Surveys
Personalization Of Wealth; No Longer A Niche Service – MSCI
The days when closely tailored investment and wealth services were for those at the top of the pyramid are passing as new tools widen access to such capabilities, a report by the index services group says.
A report by MSCI, based on a survey of 220 wealth industry professionals worldwide, finds that 60 per cent of them expect their HNW clients to need a degree of personalization.
Personalization has been mainly a niche offering, reserved for the wealthiest clients. But MSCI said its research suggests that this service is no longer a luxury offering but a standard requirement.
The focus on personalization, or customization, comes at a time when the wealth industry has at times struggled to fully serve the mass-affluent market and deliver, at scale, services that suit individuals’ specific demands. (See an article on the topic here.)
Findings
MSCI’s findings came in its latest Emerging Trends in Wealth
Management report. Among the results was that 73 per cent of
respondents named personal preferences – such as supporting the
transition to net zero or better corporate governance – as the
prime reason why wealth clients are seeking more personalized
solutions. Some 58 per cent said it is easier to build a new
custom model than modify an existing one.
“The demand for personalized portfolios is growing across all client segments, from high net worth individuals to emerging affluent investors,” Alex Kokolis (pictured), global head of wealth at MSCI, said. “A broader set of clients now expect personalization in all aspects of their lives, including financial services, driven by trends in other industries.”
Across all regions, wealth managers expect to allocate more client money (82 per cent on average) to private assets over the next three years. However, as interest grows in private markets, advisors (21 per cent) and portfolio managers (40 per cent) view their solutions for this asset class as insufficient – compared with 59 per cent of investment teams.
Roughly half of all respondents (45 per cent) reported a limited understanding of private assets as the biggest barrier to making higher allocations. Other notable barriers were the illiquid nature of investments (52 per cent) and the lack of transparency into the asset class (46 per cent) – with fears being notably higher among financial advisors (73 per cent and 59 per cent respectively) as they seek to meet client demand for greater assurance and visibility.
MSCI, which produces indices of market performance, has pushed further into the private markets arena, bringing out a set of measures to track a sector that has sometimes been opaque, to give investors a common yardstick for comparing how different asset classes fare. A number of major firms have increased their involvement in the private markets area, such as BlackRock with its purchase last year of research firm Preqin.

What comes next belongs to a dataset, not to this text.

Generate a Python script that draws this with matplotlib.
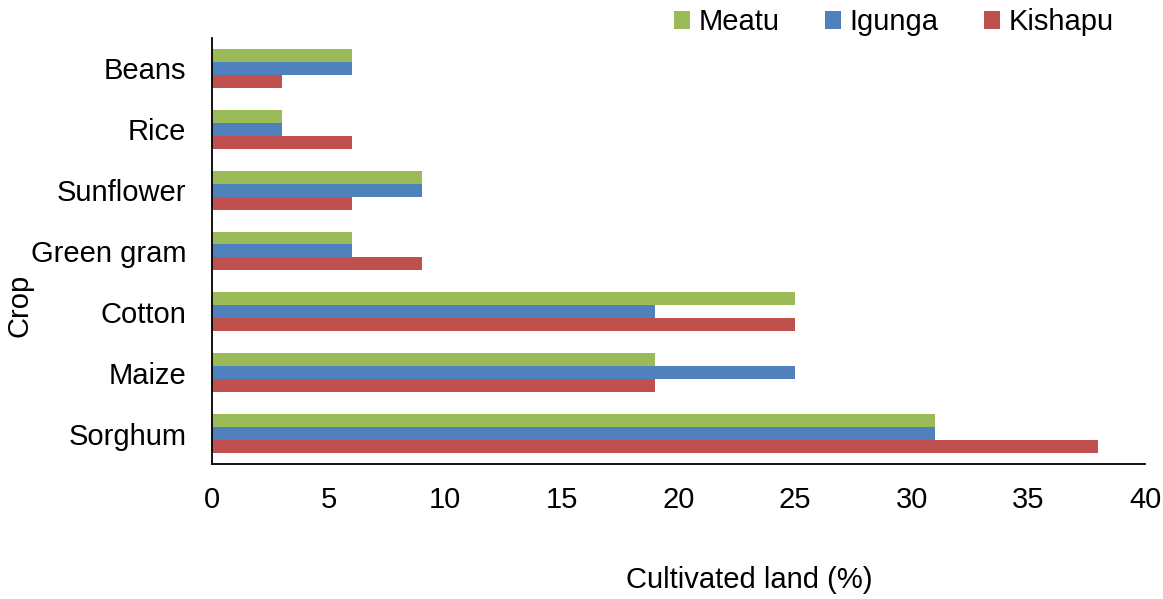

“In private assets, wealth management firms may be able to differentiate themselves through their education and learning offerings just as much as their investment offerings – both for advisors and end clients,” Joseph Wickremasinghe, an executive director at MSCI Research, said. “Beyond that, tools or frameworks to standardize or streamline the due diligence process for private asset investments, or perhaps access to a slate of pre-vetted investment opportunities, may be another solution that end clients find appealing. Being able to choose specific private investments from a selected range that has been deemed appropriate for the size of their allocation, their broad liquidity needs and investment preferences could increase their level of comfort with this asset class.”
Tech
Technology is at the heart of enabling transparency and
personalization, MSCI said, but the survey suggests that
respondents feel many of their current solutions need to be
upgraded to allow them to satisfactorily meet HNW clients’
expectations, it said.
When asked to rank the areas in which their current technology solutions fall short, advisors who monitor client portfolios manually came in top at 45 per cent, followed by 42 per cent reporting a lack of dynamic insights on taxes, risk and other elements that impact decision-making.
“The demand for investment transparency has evolved significantly beyond simple monthly position reports, as today's wealth clients seek deeper understanding of their investments' alignment with personal values and financial goals,” Dhruv Sharma, an executive director at MSCI Research, said.
Considering how inclusion in an MSCI index, such as the flagship World and Emerging Market indices, can have a material impact on share prices and asset allocations, the move into the private markets area by groups such as MSCI is significant. Just as ESG investing has spawned a raft of new indices, now it’s the turn of private markets. As soon as new indices spring up, they can then be used as building blocks for entities such as exchange-traded funds, for example. The recently-launched MSCI private market indexes are constructed from private capital funds with over $11 trillion in capitalization.